I'd like to say the theme is “hard work” or “changes” or even “comic relief” but unfortunately what I keep coming back to is “apathy”. Yes, apathy. My very least favorite emotion/way of existing in the entire world. The characteristic that I loathe more than just about anything.
I'll take arrogance, negativity, jealousy and severe tourette's syndrome over apathy any day. In my opinion, there is little worse than simply 'not caring.' I like passion! I envy action! I even appreciate mania and 'Debbie Downerism'!
So apathy is a reigning theme right now. Apathy about eating. Apathy about weight loss. Apathy about my work outs. Apathy about blogging. I am still eating decently and losing well (over two pounds last week!) and going to my work outs and bitching to all my wonderful readers (aren't you lucky!), but I'm not all that excited, inspired or empowered by any of it.

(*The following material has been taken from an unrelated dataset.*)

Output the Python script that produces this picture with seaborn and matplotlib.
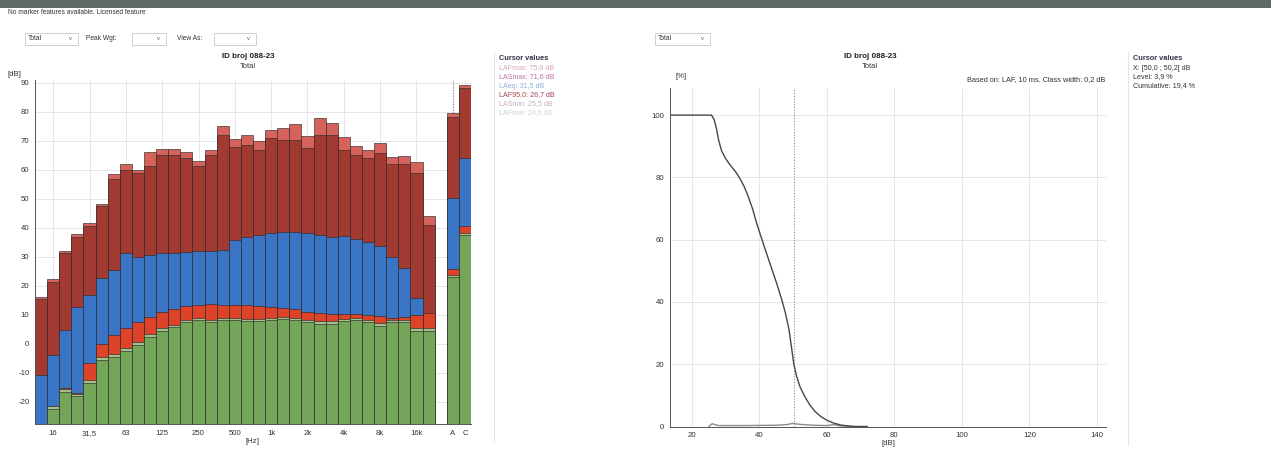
import matplotlib
matplotlib.use("Agg")
import matplotlib.pyplot as plt
import seaborn as sns
from matplotlib.patches import Rectangle
from matplotlib.lines import Line2D

# ---------------- data ----------------
bands = ["12.5", "16", "20", "25", "31.5", "40", "50", "63", "80", "100", "125",
         "160", "200", "250", "315", "400", "500", "630", "800", "1k", "1.25k",
         "1.6k", "2k", "2.5k", "3.15k", "4k", "5k", "6.3k", "8k", "10k", "12.5k",
         "16k", "20k"]
summary = ["A", "C"]

laf_max = [16.3, 22.3, 32.2, 37.8, 41.6, 48.2, 58.5, 62.0, 60.0, 66.3, 67.1, 67.1,
           66.1, 63.1, 66.9, 75.2, 70.7, 72.1, 69.8, 73.8, 74.4, 75.8, 71.8, 77.8,
           76.3, 71.5, 68.4, 66.7, 69.2, 64.6, 64.8, 62.7, 44.1, 79.5, 89.2]
las_max = [15.5, 21.5, 31.5, 37.0, 40.8, 47.5, 57.0, 60.0, 58.8, 61.5, 65.0, 65.0,
           64.0, 61.5, 65.0, 72.0, 68.0, 68.6, 67.0, 71.0, 70.4, 70.4, 67.6, 72.0,
           72.0, 67.0, 65.0, 64.0, 66.0, 62.0, 62.0, 58.8, 41.0, 78.3, 88.3]
laeq = [-10.7, -3.8, 4.8, 12.6, 16.9, 22.6, 25.5, 31.3, 30.1, 30.7, 31.3, 31.5,
        31.8, 32.2, 32.2, 32.4, 35.7, 36.9, 37.5, 38.2, 38.5, 38.6, 38.1, 37.4,
        36.8, 37.1, 36.3, 35.2, 33.6, 30.1, 26.1, 15.7, 8.5, 50.2, 64.0]
laf95 = [-28.0, -21.3, -15.3, -17.0, -6.6, 0.0, 3.0, 5.5, 7.5, 9.2, 11.0, 12.0,
         13.0, 13.5, 13.8, 13.5, 13.5, 13.4, 13.2, 12.8, 12.5, 12.0, 11.0, 10.5,
         10.3, 10.3, 10.2, 10.0, 9.6, 9.0, 9.2, 10.0, 10.5, 26.0, 40.8]
las_min = [-28.0, -21.5, -15.6, -17.2, -12.5, -4.5, -3.5, -1.5, 0.5, 3.5, 5.5, 6.7,
           8.4, 9.0, 8.4, 9.0, 9.0, 8.6, 8.6, 9.0, 9.4, 9.0, 8.4, 7.9, 7.9, 8.6,
           9.0, 8.4, 7.2, 8.4, 8.4, 5.5, 5.5, 23.8, 38.2]
laf_min = [-28.0, -22.5, -16.5, -18.0, -13.5, -5.5, -4.5, -2.5, -0.5, 2.5, 4.5, 5.8,
           7.5, 8.2, 7.5, 8.2, 8.2, 7.8, 7.8, 8.2, 8.6, 8.2, 7.5, 7.0, 7.0, 7.8,
           8.2, 7.5, 6.3, 7.5, 7.5, 4.6, 4.6, 23.0, 37.4]

tick_bands = ["16", "31.5", "63", "125", "250", "500", "1k", "2k", "4k", "8k", "16k", "A", "C"]
xtick_labels = ["16", "31,5", "63", "125", "250", "500", "1k", "2k", "4k", "8k", "16k", "A", "C"]
left_yticks = [-20, -10, 0, 10, 20, 30, 40, 50, 60, 70, 80, 90]

cum_level_db = [13.5, 25.8, 26.6, 27.3, 27.9, 28.8, 30.0, 31.3, 32.8, 34.2, 35.5,
                36.7, 38.0, 39.2, 40.6, 42.1, 43.6, 45.1, 46.4, 47.6, 48.7,
                49.5, 50.2, 51.0, 52.0, 53.5, 55.0, 56.5, 58.2, 60.0, 62.0, 64.0,
                66.0, 68.0, 72.0]
cum_pct = [100, 100, 98.5, 95.5, 92.0, 88.5, 86.0, 84.0, 82.0, 79.7, 77.0,
           73.8, 69.8, 65.2, 60.5, 55.6, 50.8, 46.0, 41.5, 36.9, 31.5,
           25.5, 20.0, 16.2, 12.8, 9.5, 6.8, 4.8, 3.2, 2.0, 1.1, 0.5,
           0.2, 0.0, 0.0]
dist_level_db = [25.0, 26.0, 27.0, 28.0, 30.0, 35.0, 40.0, 45.0, 48.0, 50.0, 51.0,
                 53.0, 56.0, 60.0, 62.0, 64.0, 68.0]
dist_pct = [0.0, 0.9, 0.5, 0.3, 0.3, 0.3, 0.35, 0.4, 0.6, 1.0, 0.8, 0.6, 0.4, 0.3,
            0.6, 0.2, 0.0]
right_xticks = [20, 40, 60, 80, 100, 120, 140]
right_yticks = [0, 20, 40, 60, 80, 100]

left_cursor_lines = ["LAFmax: 75,0 dB", "LASmax: 71,6 dB", "LAeq: 31,5 dB",
                     "LAF95,0: 26,7 dB", "LASmin: 25,5 dB", "LAFmin: 24,6 dB"]
left_cursor_colors = ["#d4a3bb", "#b4739d", "#8fb0dd", "#a8404c", "#c9a9c2", "#d4d4d4"]
right_cursor_lines = ["X: [50,0 ; 50,2[ dB", "Level: 3,9 %", "Cumulative: 19,4 %"]
cursor_x_db = 50.1

# ---------------- style ----------------
sns.set_style("white")
plt.rcParams["font.family"] = ["Liberation Sans", "DejaVu Sans"]
W, H = 1271, 451
fig = plt.figure(figsize=(W / 100, H / 100), dpi=100)


def fx(px):
    return px / W


def fy(py):
    return 1 - py / H


TXT = "#333333"
GRID = "#e2e2e2"

# header strip
fig.add_artist(Rectangle((0, fy(8)), 1, 8 / H, transform=fig.transFigure,
                         facecolor="#5d6867", edgecolor="none"))
fig.text(fx(8), fy(13), "No marker features available. Licensed feature",
         fontsize=4.8, color=TXT, va="center")


def dropdown(x0, x1, y0, y1, label):
    fig.add_artist(Rectangle((fx(x0), fy(y1)), (x1 - x0) / W, (y1 - y0) / H,
                             transform=fig.transFigure, facecolor="white",
                             edgecolor="#c9c9c9", lw=0.6))
    if label:
        fig.text(fx(x0 + 3), fy((y0 + y1) / 2), label, fontsize=4.8, color=TXT, va="center")
    fig.text(fx(x1 - 9), fy((y0 + y1) / 2), "v", fontsize=4.2, color="#666666", va="center")


dropdown(25, 78, 33, 45, "Total")
fig.text(fx(86), fy(39), "Peak Wgt:", fontsize=4.8, color=TXT, va="center")
dropdown(132, 166, 33, 45, "")
fig.text(fx(177), fy(39), "View As:", fontsize=4.8, color=TXT, va="center")
dropdown(214, 256, 33, 45, "")
dropdown(655, 710, 33, 45, "Total")

# ---------------- left: spectrum ----------------
YMIN, YMAX = -27.6, 91.0
ax1 = fig.add_axes([fx(35), fy(424), 436 / W, (424 - 80) / H])
order = bands + [" "] + summary
cats = bands + summary
series = [(laf_max, "#d6625c"), (las_max, "#a33a31"), (laeq, "#3a74c4"),
          (laf95, "#dd4329"), (las_min, "#a3bf8c"), (laf_min, "#74a659")]
ax1.set_axisbelow(True)
ax1.axvline(order.index("A"), color="#8a8a8a", ls=(0, (1, 1.5)), lw=0.8, zorder=0.6)
for vals, col in series:
    heights = [max(v - YMIN, 0) for v in vals]
    sns.barplot(x=cats, y=heights, order=order, color=col, width=1.0, bottom=YMIN,
                edgecolor="#2f2a2a", linewidth=0.45, errorbar=None, saturation=1,
                ax=ax1)
ax1.set_ylim(YMIN, YMAX)
ax1.set_xlim(-0.5, len(order) - 0.5)
ax1.set_xticks([order.index(b) for b in tick_bands])
ax1.set_xticklabels(xtick_labels)
ax1.set_yticks(left_yticks)
ax1.set_yticklabels([str(v) for v in left_yticks])
ax1.grid(True, color=GRID, lw=0.6)
ax1.tick_params(labelsize=5.6, colors=TXT, length=2, width=0.5, pad=2)
for s in ["top", "right"]:
    ax1.spines[s].set_visible(False)
for s in ["left", "bottom"]:
    ax1.spines[s].set_color("#555555")
    ax1.spines[s].set_linewidth(0.7)
ax1.set_xlabel("[Hz]", fontsize=5.6, color=TXT, labelpad=1)
ax1.set_ylabel("")
fig.text(fx(8), fy(75), "[dB]", fontsize=5.6, color=TXT, va="center")
fig.text(fx(248), fy(57), "ID broj 088-23", fontsize=5.8, fontweight="bold",
         color="#222222", ha="center", va="center")
fig.text(fx(248), fy(66), "Total", fontsize=5.4, color=TXT, ha="center", va="center")

# left cursor panel
fig.add_artist(Line2D([fx(494), fx(494)], [fy(52), fy(442)], transform=fig.transFigure,
                      color="#e4e4e4", lw=0.8))
fig.text(fx(499), fy(59), "Cursor values", fontsize=5.3, fontweight="bold",
         color="#333344", va="center")
for i, (t, c) in enumerate(zip(left_cursor_lines, left_cursor_colors)):
    fig.text(fx(499), fy(68 + 9 * i), t, fontsize=5.1, color=c, va="center")

# ---------------- right: distribution ----------------
ax2 = fig.add_axes([fx(670), fy(426.5), 436 / W, (426.5 - 88) / H])
ax2.set_axisbelow(True)
ax2.axvline(cursor_x_db, color="#8a8a8a", ls=(0, (1, 1.5)), lw=0.8, zorder=1)
sns.lineplot(x=dist_level_db, y=dist_pct, color="#8c8c8c", lw=1.0, estimator=None,
             ax=ax2)
sns.lineplot(x=cum_level_db, y=cum_pct, color="#474747", lw=1.0, estimator=None,
             ax=ax2)
ax2.set_xlim(13.5, 142.7)
ax2.set_ylim(0, 108.7)
ax2.set_xticks(right_xticks)
ax2.set_yticks(right_yticks)
ax2.grid(True, color=GRID, lw=0.6)
ax2.tick_params(labelsize=5.6, colors=TXT, length=2, width=0.5, pad=2)
for s in ["top", "right"]:
    ax2.spines[s].set_visible(False)
for s in ["left", "bottom"]:
    ax2.spines[s].set_color("#555555")
    ax2.spines[s].set_linewidth(0.7)
ax2.set_xlabel("[dB]", fontsize=5.6, color=TXT, labelpad=1)
ax2.set_ylabel("")
fig.text(fx(676), fy(76), "[%]", fontsize=5.6, color=TXT, va="center")
fig.text(fx(870), fy(57), "ID broj 088-23", fontsize=5.8, fontweight="bold",
         color="#222222", ha="center", va="center")
fig.text(fx(870), fy(66), "Total", fontsize=5.4, color=TXT, ha="center", va="center")
fig.text(fx(1105), fy(80), "Based on: LAF, 10 ms. Class width: 0,2 dB", fontsize=5.3,
         color=TXT, ha="right", va="center")

fig.add_artist(Line2D([fx(1128), fx(1128)], [fy(52), fy(445)], transform=fig.transFigure,
                      color="#e4e4e4", lw=0.8))
fig.text(fx(1133), fy(59), "Cursor values", fontsize=5.3, fontweight="bold",
         color="#333344", va="center")
for i, t in enumerate(right_cursor_lines):
    fig.text(fx(1133), fy(68 + 9 * i), t, fontsize=5.1, color=TXT, va="center")

fig.savefig("out.png", dpi=100)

I'm blaming the heat. And G.W. Bush.
The good news is that I have a fill scheduled for Friday. I'm hoping this will be just the kick in the pants I need. Because unlike many of the bandster bloggers I follow, my band is not playing a large role in my life right now and I WANT it to. I want to finally write that post about how much “I love my band!”
Right now I'm kind of like “Eh, I have a Lap Band. So what?” I want to be more like “Woo hoo! This Lap Band was the best thing I ever did! I'm going to Disney World!”
I want my theme to become “proactivity” (not a real word but using it will get you an 'A' on a Feminist Literary Theory paper!).
In the meantime I'll keep chugging along. Eating my protein first, drinking my water, changing diapers, dreaming of George Clooney. But none of it will be done with the gusto those actions deserve. Especially the dreaming of George Clooney bit. And that is just SAD.
p.s. I graduated from college cum laude. And yes, I hear you snickering.